Bean admitted improperly marking its dredge operation near Deer Island, in violation of the applicable regulations designed to warn boaters.

The felony information charged that the corporation violated federal regulations that required the dredge barge Bean 20 to be marked to alert mariners that it was engaged in dredge operations and for the company to mark its dredge pipeline with appropriate lights at night and in periods of low visibility. The dredge operation near Deer Island was associated with the port restoration project at the Mississippi State Port at Gulfport, which involved dredging and transporting dredge spoil materials to a site at Deer Island near Biloxi, Mississippi. The dredge barge Bean 20 was situated near Deer Island and received dredge spoils that were then pumped to the island through a dredge pipeline. Despite the requirements for properly marking and lighting the Bean 20 and its dredge pipeline, Bean, through its agents and employees, failed to do so. Bean, through its agents and employees, was aware of repeated incidents when mariners struck the dredge pipeline, culminating in the fatal accident when Mark Barhanovich’s boatstruck the pipeline on September 16, 2012.

Bean admitted that its negligence, violation of law, and inattention to duties resulted in the death of Barhanovich, which is the basis for the charged felony violation of the federal criminal law governing misconduct or neglect of ship officers. The statute is also commonly referred to as the Seaman’s Manslaughter act.
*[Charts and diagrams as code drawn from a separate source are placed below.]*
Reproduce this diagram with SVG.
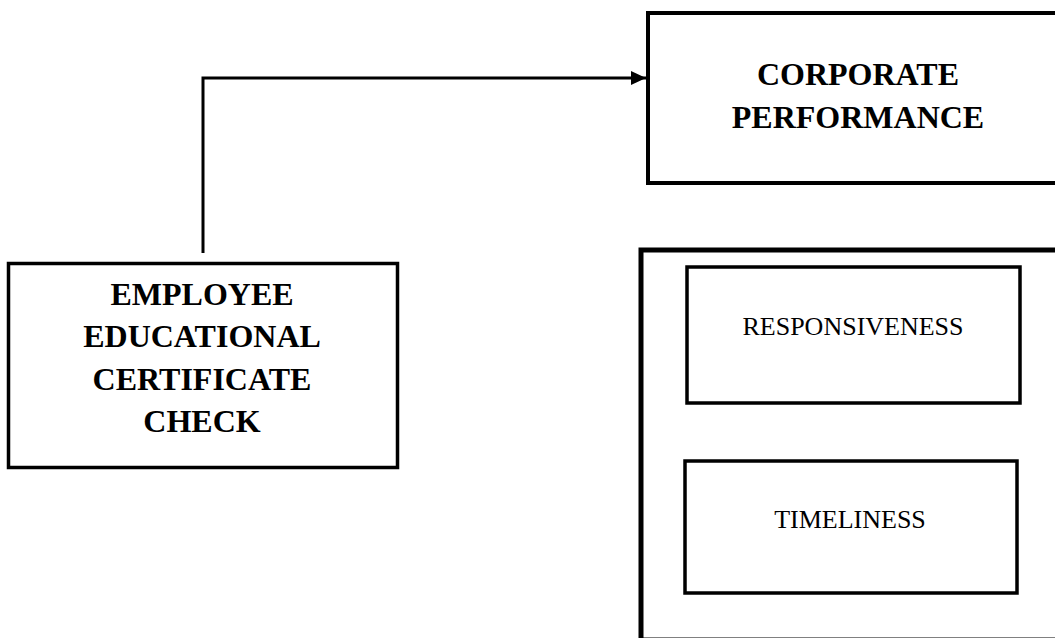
<svg xmlns="http://www.w3.org/2000/svg" width="1055" height="638" viewBox="0 0 1055 638">
<style>
.box{fill:#fff;stroke:#000}
.bt{font-family:"Liberation Serif","Times New Roman",serif;font-weight:bold;font-size:32px;text-anchor:middle;fill:#000}
.nt{font-family:"Liberation Serif","Times New Roman",serif;font-size:26px;text-anchor:middle;fill:#000}
.conn{fill:none;stroke:#000;stroke-width:3}
</style>
<defs>
<marker id="arr" markerUnits="userSpaceOnUse" markerWidth="16" markerHeight="16" refX="15" refY="8" orient="auto">
<path d="M0,1 L15,8 L0,15 Z" fill="#000"/>
</marker>
</defs>
<rect width="1055" height="638" fill="#fff"/>
<g id="connectors">
<path class="conn" d="M203,253 L203,78 L646,78" marker-end="url(#arr)"/>
</g>
<g id="corporate">
<rect class="box" x="648" y="13" width="430" height="170" stroke-width="4"/>
<text class="bt" x="858" y="85">CORPORATE</text>
<text class="bt" x="858" y="128">PERFORMANCE</text>
</g>
<g id="employee">
<rect class="box" x="8.5" y="263.5" width="389" height="204" stroke-width="3.5"/>
<text class="bt" x="202" y="305">EMPLOYEE</text>
<text class="bt" x="202" y="347">EDUCATIONAL</text>
<text class="bt" x="202" y="390">CERTIFICATE</text>
<text class="bt" x="202" y="432">CHECK</text>
</g>
<g id="group">
<rect class="box" x="641" y="250" width="430" height="390" stroke-width="5"/>
</g>
<g id="responsiveness">
<rect class="box" x="687" y="267" width="333" height="136" stroke-width="3.5"/>
<text class="nt" x="853" y="335">RESPONSIVENESS</text>
</g>
<g id="timeliness">
<rect class="box" x="685" y="461" width="332" height="132" stroke-width="3.5"/>
<text class="nt" x="850" y="528">TIMELINESS</text>
</g>
</svg>
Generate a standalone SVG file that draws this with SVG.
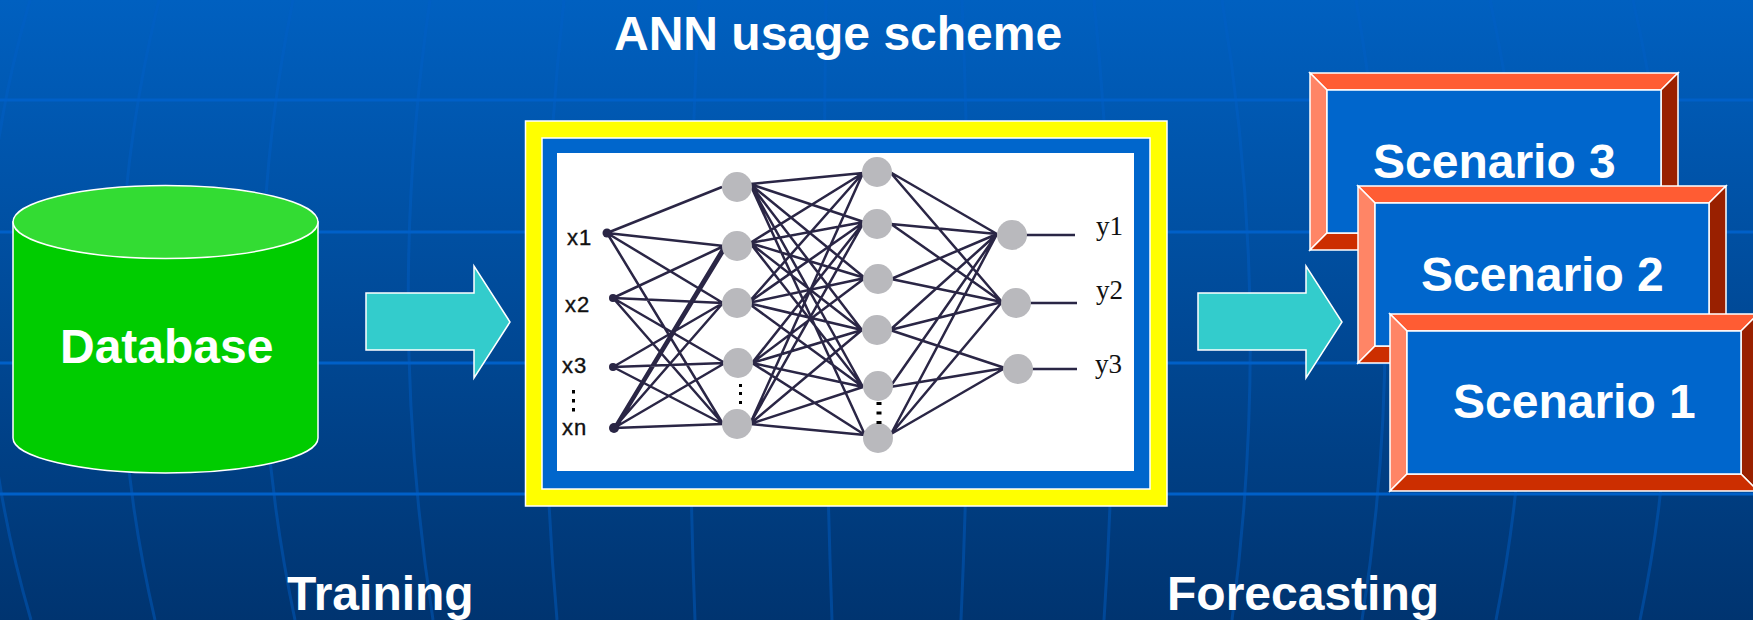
<svg xmlns="http://www.w3.org/2000/svg" width="1753" height="620" viewBox="0 0 1753 620">
<style>
.t{font-family:"Liberation Sans",Arial,sans-serif;font-weight:700;font-size:48px;fill:#fff}
.h{stroke:#0060c8;stroke-width:3;fill:none}
.v{stroke:#0060c8;stroke-width:3;fill:none;opacity:.45}
.w{stroke:#fff;stroke-width:1.5;stroke-linejoin:miter}
.e{stroke:#2a2545;stroke-width:2.500;fill:none}
.n{fill:#b9b9bd}
.il{font-family:"Liberation Sans",Arial,sans-serif;font-size:22px;fill:#111;stroke:#111;stroke-width:.4;letter-spacing:1px}
.ol{font-family:"Liberation Serif","Times New Roman",serif;font-size:27px;fill:#111}
.d{fill:#000}
</style>
<defs>
<linearGradient id="bg" x1="0" y1="0" x2="0" y2="1"><stop offset="0" stop-color="#0060c0"/><stop offset="1" stop-color="#003470"/></linearGradient>
<filter id="soft" x="-2%" y="-2%" width="104%" height="104%"><feGaussianBlur stdDeviation="0.45"/></filter>
<g id="frame">
<polygon class="w" points="0,0 368,0 351,17 17,17" fill="#ff5c33"/>
<polygon class="w" points="0,0 17,17 17,160 0,177" fill="#ff8566"/>
<polygon class="w" points="368,0 368,177 351,160 351,17" fill="#992000"/>
<polygon class="w" points="0,177 17,160 351,160 368,177" fill="#cc2e00"/>
<rect class="w" x="17" y="17" width="334" height="143" fill="#0066cc"/>
</g>
<polygon id="arrow" class="w" fill="#33cccc" points="0,27 108,27 108,0 144,56 108,112 108,84 0,84"/>
</defs>
<rect width="1753" height="620" fill="url(#bg)"/>
<g id="background">
<path class="h" d="M0 100H1753M0 232H1753M0 363H1753M0 494H1753"/>
<path class="v" d="M30 0Q-60 310 31 620M159 0Q83 310 155 620M293 0Q230 310 295 620M430 0Q385 310 433 620M564 0Q530 310 557 620M699 0Q683 310 695 620M826 0Q821 310 832 620M962 0Q975 310 961 620M1094 0Q1125 310 1104 620M1222 0Q1273 310 1232 620M1356 0Q1411 310 1362 620M1490 0Q1557 310 1496 620M1633 0Q1704 310 1640 620"/>
</g>
<text id="title" class="t" x="614" y="50">ANN usage scheme</text>
<g id="database">
<path class="w" fill="#00cc00" d="M13 222V438A152.500 35 0 0 0 318 438V222Z"/>
<ellipse class="w" cx="165.500" cy="222" rx="152.500" ry="36.500" fill="#33dc33"/>
<text class="t" x="60" y="363">Database</text>
</g>
<g id="connectors">
<use id="arrow-training" href="#arrow" transform="translate(366,266)"/>
<use id="arrow-forecasting" href="#arrow" transform="translate(1198,266)"/>
</g>
<g id="ann">
<rect class="w" x="525.500" y="121" width="641.500" height="385" fill="#ffff00"/>
<rect class="w" x="542" y="138" width="608" height="351" fill="#0066cc"/>
<rect x="557" y="153" width="577" height="318" fill="#fff"/>
<g id="ann-edges" filter="url(#soft)">
<path class="e" d="M607 233L722 187M607 233L724 246M607 233L723 303M607 233L723 424M613 298L724 246M613 298L723 303M613 298L725 363M613 298L723 424M613 367L723 303M613 367L725 363M613 367L723 424M614 428L724 246M616 428L727 246M614 428L723 303M614 428L725 363M614 428L723 424"/>
<path class="e" d="M750 184L863 173M750 184L864 222M750 184L865 278M750 184L862 330M750 184L863 387M750 184L865 435M750 243L863 173M750 243L864 222M750 243L865 278M750 243L862 330M750 243L863 387M748 303L863 173M748 303L864 222M748 303L865 278M748 303L862 330M748 303L863 387M752 363L864 222M752 363L865 278M752 363L862 330M752 363L863 387M752 363L865 435M750 424L863 173M750 424L864 222M750 424L862 330M750 424L863 387M750 424L865 435"/>
<path class="e" d="M890 172L997 234M890 172L1002 302M891 224L997 234M891 224L1002 302M891 279L997 234M891 279L1002 302M890 330L997 234M890 330L1002 302M890 330L1005 368M890 387L997 234M890 387L1005 368M891 434L997 234M891 434L1002 302M891 434L1005 368"/>
<path class="e" d="M1012 235H1075M1016 303H1077M1018 369H1077"/>
<g fill="#2a2545"><circle cx="607" cy="233" r="4.500"/><circle cx="613" cy="298" r="4"/><circle cx="613" cy="367" r="4"/><circle cx="614" cy="428" r="5"/></g>
<g class="n">
<circle cx="737" cy="187" r="15"/><circle cx="737" cy="246" r="15"/><circle cx="737" cy="303" r="15"/><circle cx="738" cy="363" r="15"/><circle cx="737" cy="424" r="15"/>
<circle cx="877" cy="172" r="15"/><circle cx="877" cy="224" r="15"/><circle cx="878" cy="279" r="15"/><circle cx="877" cy="330" r="15"/><circle cx="878" cy="386" r="15"/><circle cx="878" cy="438" r="15"/>
<circle cx="1012" cy="235" r="15"/><circle cx="1016" cy="303" r="15"/><circle cx="1018" cy="369" r="15"/>
</g>
</g>
<g class="d">
<rect x="572" y="390" width="3" height="3.500"/><rect x="572" y="399" width="3" height="3.500"/><rect x="572" y="408" width="3" height="3.500"/>
<rect x="739" y="384" width="3" height="3"/><rect x="739" y="392" width="3" height="3"/><rect x="739" y="401" width="3" height="3"/>
<rect x="876.500" y="402" width="5" height="3"/><rect x="876.500" y="411.500" width="5" height="3"/><rect x="876.500" y="421" width="5" height="3"/>
</g>
<text class="il" x="567" y="245">x1</text>
<text class="il" x="565" y="312">x2</text>
<text class="il" x="562" y="373">x3</text>
<text class="il" x="562" y="435">xn</text>
<text class="ol" x="1096" y="235">y1</text>
<text class="ol" x="1096" y="299">y2</text>
<text class="ol" x="1095" y="373">y3</text>
</g>
<g id="scenario-3">
<use href="#frame" transform="translate(1310,73)"/>
<text class="t" x="1373" y="178">Scenario 3</text>
</g>
<g id="scenario-2">
<use href="#frame" transform="translate(1358,186)"/>
<text class="t" x="1421" y="291">Scenario 2</text>
</g>
<g id="scenario-1">
<use href="#frame" transform="translate(1390,314)"/>
<text class="t" x="1453" y="418">Scenario 1</text>
</g>
<text id="training" class="t" x="287" y="610">Training</text>
<text id="forecasting" class="t" x="1167" y="610">Forecasting</text>
</svg>
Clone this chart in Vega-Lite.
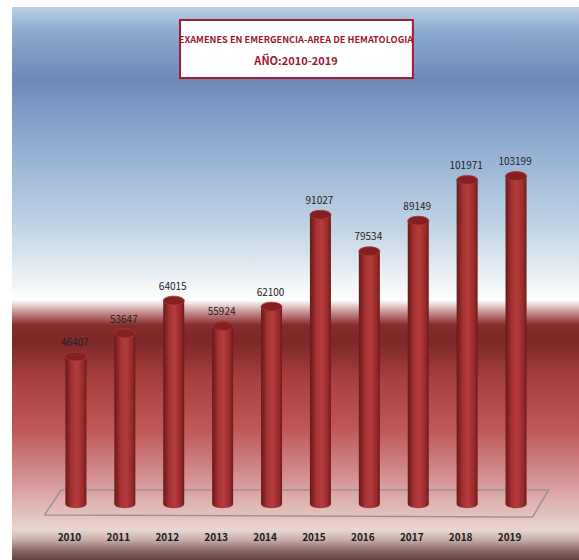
{
  "$schema": "https://vega.github.io/schema/vega-lite/v6.json",
  "autosize": {"type": "none"},
  "padding": {"left": 12, "top": 7, "right": 0, "bottom": 0},
  "width": 567,
  "height": 553,
  "background": "white",
  "config": {"view": {"stroke": "#8a8a8a", "strokeWidth": 1}},
  "datasets": {
    "exams": [
      {"year": 2010, "value": 46407},
      {"year": 2011, "value": 53647},
      {"year": 2012, "value": 64015},
      {"year": 2013, "value": 55924},
      {"year": 2014, "value": 62100},
      {"year": 2015, "value": 91027},
      {"year": 2016, "value": 79534},
      {"year": 2017, "value": 89149},
      {"year": 2018, "value": 101971},
      {"year": 2019, "value": 103199}
    ],
    "floor": [
      {"k": 0, "fx": 2009.357, "fy": -3461},
      {"k": 1, "fx": 2009.699, "fy": 4405},
      {"k": 2, "fx": 2019.663, "fy": 4405},
      {"k": 3, "fx": 2019.341, "fy": -4091},
      {"k": 4, "fx": 2009.357, "fy": -3461}
    ],
    "titlebox": [
      {"x1": 2012.129, "x2": 2016.89, "y1": 152297, "y2": 134046}
    ],
    "title1": [
      {"tx": 2014.5, "ty": 146004, "t": "EXAMENES EN EMERGENCIA-AREA DE HEMATOLOGIA"}
    ],
    "title2": [
      {"tx": 2014.5, "ty": 139081, "t": "AÑO:2010-2019"}
    ]
  },
  "resolve": {"scale": {"x": "shared", "y": "shared"}},
  "layer": [
    {
      "data": {"values": [{"bg": 1}]},
      "mark": {
        "type": "rect",
        "fill": {
          "gradient": "linear", "x1": 0, "y1": 0, "x2": 0, "y2": 1,
          "stops": [
            {"offset": 0, "color": "#bcd2e4"},
            {"offset": 0.042, "color": "#8eaacd"},
            {"offset": 0.132, "color": "#6f88b8"},
            {"offset": 0.259, "color": "#93b0d2"},
            {"offset": 0.403, "color": "#c2d5e5"},
            {"offset": 0.494, "color": "#eef3f7"},
            {"offset": 0.53, "color": "#ffffff"},
            {"offset": 0.552, "color": "#c89090"},
            {"offset": 0.575, "color": "#862c2c"},
            {"offset": 0.606, "color": "#7e2828"},
            {"offset": 0.675, "color": "#a84040"},
            {"offset": 0.765, "color": "#c05858"},
            {"offset": 0.837, "color": "#d08888"},
            {"offset": 0.892, "color": "#ddb0ae"},
            {"offset": 0.946, "color": "#e8d6d0"},
            {"offset": 0.964, "color": "#c8aca8"},
            {"offset": 0.982, "color": "#8a6a66"},
            {"offset": 1, "color": "#604444"}
          ]
        }
      },
      "encoding": {}
    },
    {
      "data": {"name": "floor"},
      "mark": {"type": "line", "stroke": "#9a9494", "strokeWidth": 1.5},
      "encoding": {
        "x": {"field": "fx", "type": "quantitative", "scale": {"domain": [2008.795, 2020.185], "nice": false, "zero": false}, "axis": {"values": [2010, 2011, 2012, 2013, 2014, 2015, 2016, 2017, 2018, 2019], "format": "d", "title": null, "orient": "bottom", "offset": -23, "zindex": 2, "domain": false, "ticks": false, "grid": false, "labelPadding": 0, "labelBaseline": "middle", "labelOffset": -7, "labelFont": "Noto Sans CJK SC", "labelFontSize": 10, "labelFontWeight": "bold", "labelColor": "#1a1a1a"}},
        "y": {"field": "fy", "type": "quantitative", "scale": {"domain": [-17621, 156388], "nice": false, "zero": false}, "axis": null},
        "order": {"field": "k"}
      }
    },
    {
      "data": {"name": "exams"},
      "layer": [
        {
          "mark": {
            "type": "bar", "width": 21,
            "fill": {
              "gradient": "linear", "x1": 0, "y1": 0, "x2": 1, "y2": 0,
              "stops": [
                {"offset": 0, "color": "#6a1818"},
                {"offset": 0.3, "color": "#a63232"},
                {"offset": 0.55, "color": "#b43c3c"},
                {"offset": 0.85, "color": "#962a2a"},
                {"offset": 1, "color": "#6e1a1a"}
              ]
            }
          },
          "encoding": {
            "x": {"field": "year", "type": "quantitative"},
            "y": {"field": "value", "type": "quantitative"},
            "y2": {"datum": 0}
          }
        },
        {
          "mark": {
            "type": "point", "filled": true, "size": 441, "opacity": 1,
            "shape": "M-1,0A1,0.4,0,1,0,1,0A1,0.4,0,1,0,-1,0Z",
            "fill": {
              "gradient": "linear", "x1": 0, "y1": 0, "x2": 1, "y2": 0,
              "stops": [
                {"offset": 0, "color": "#6a1818"},
                {"offset": 0.3, "color": "#a63232"},
                {"offset": 0.55, "color": "#b43c3c"},
                {"offset": 0.85, "color": "#962a2a"},
                {"offset": 1, "color": "#6e1a1a"}
              ]
            }
          },
          "encoding": {
            "x": {"field": "year", "type": "quantitative"},
            "y": {"datum": 0}
          }
        },
        {
          "mark": {
            "type": "point", "filled": true, "size": 441, "opacity": 1,
            "shape": "M-1,0A1,0.42,0,1,0,1,0A1,0.42,0,1,0,-1,0Z",
            "fill": "#862020", "stroke": "#a83a3a", "strokeWidth": 0.8
          },
          "encoding": {
            "x": {"field": "year", "type": "quantitative"},
            "y": {"field": "value", "type": "quantitative"}
          }
        },
        {
          "mark": {"type": "text", "dy": -14, "dx": -1, "font": "Noto Sans CJK SC", "fontSize": 10, "fill": "#222222"},
          "encoding": {
            "x": {"field": "year", "type": "quantitative"},
            "y": {"field": "value", "type": "quantitative"},
            "text": {"field": "value", "type": "quantitative", "format": "d"}
          }
        }
      ]
    },
    {
      "data": {"name": "titlebox"},
      "mark": {"type": "rect", "fill": "#ffffff", "stroke": "#a01e36", "strokeWidth": 2},
      "encoding": {
        "x": {"field": "x1", "type": "quantitative"},
        "x2": {"field": "x2"},
        "y": {"field": "y1", "type": "quantitative"},
        "y2": {"field": "y2"}
      }
    },
    {
      "data": {"name": "title1"},
      "mark": {"type": "text", "font": "Noto Sans CJK SC", "fontSize": 9.2, "fontWeight": "bold", "fill": "#9b1830", "baseline": "middle", "align": "center"},
      "encoding": {
        "x": {"field": "tx", "type": "quantitative"},
        "y": {"field": "ty", "type": "quantitative"},
        "text": {"field": "t"}
      }
    },
    {
      "data": {"name": "title2"},
      "mark": {"type": "text", "font": "Noto Sans CJK SC", "fontSize": 11, "fontWeight": "bold", "fill": "#9b1830", "baseline": "middle", "align": "center"},
      "encoding": {
        "x": {"field": "tx", "type": "quantitative"},
        "y": {"field": "ty", "type": "quantitative"},
        "text": {"field": "t"}
      }
    }
  ]
}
A corporation convicted of this offense is subject to a penalty of not more than $500,000 per count.

The corporation agreed and was ordered to pay the maximum penalty of $500,000. The corporation was placed on five years of probation and also was ordered to pay a mandatory special assessment of $400.

"Boaters depend on dredging companies to properly follow rules for marking their dredge operations, so that mariners can avoid hazards that can prove highly dangerous or even fatal, as was the sad situation here," said U.S. Attorney Davis. "It is hard to understand how an experienced maritime business like this could have failed in its duty at such a high cost."

"As a lifesaving organization, the Coast Guard is saddened by any loss of life. Ourcondolences go out to the family of those involved in this tragic event. As an organization, we will continue to monitor our waterways of responsibility and to work closely with the U.S. Attorney's Office to support their efforts in holding offenders criminally accountable," said Eighth Coast Guard District Commander, Rear Admiral David R. Callahan.

Bean entered its plea before United States District Judge Sul Ozerden. U.S. Attorney Davis praised the efforts of the U.S. Coast Guard Investigative Service, the U.S. Coast Guard Sector Mobile, and the Mississippi Department of Marine Resources for their diligent work in the investigation of this matter. Assistant United States Attorney Gaines Cleveland was the prosecutor in charge of the case.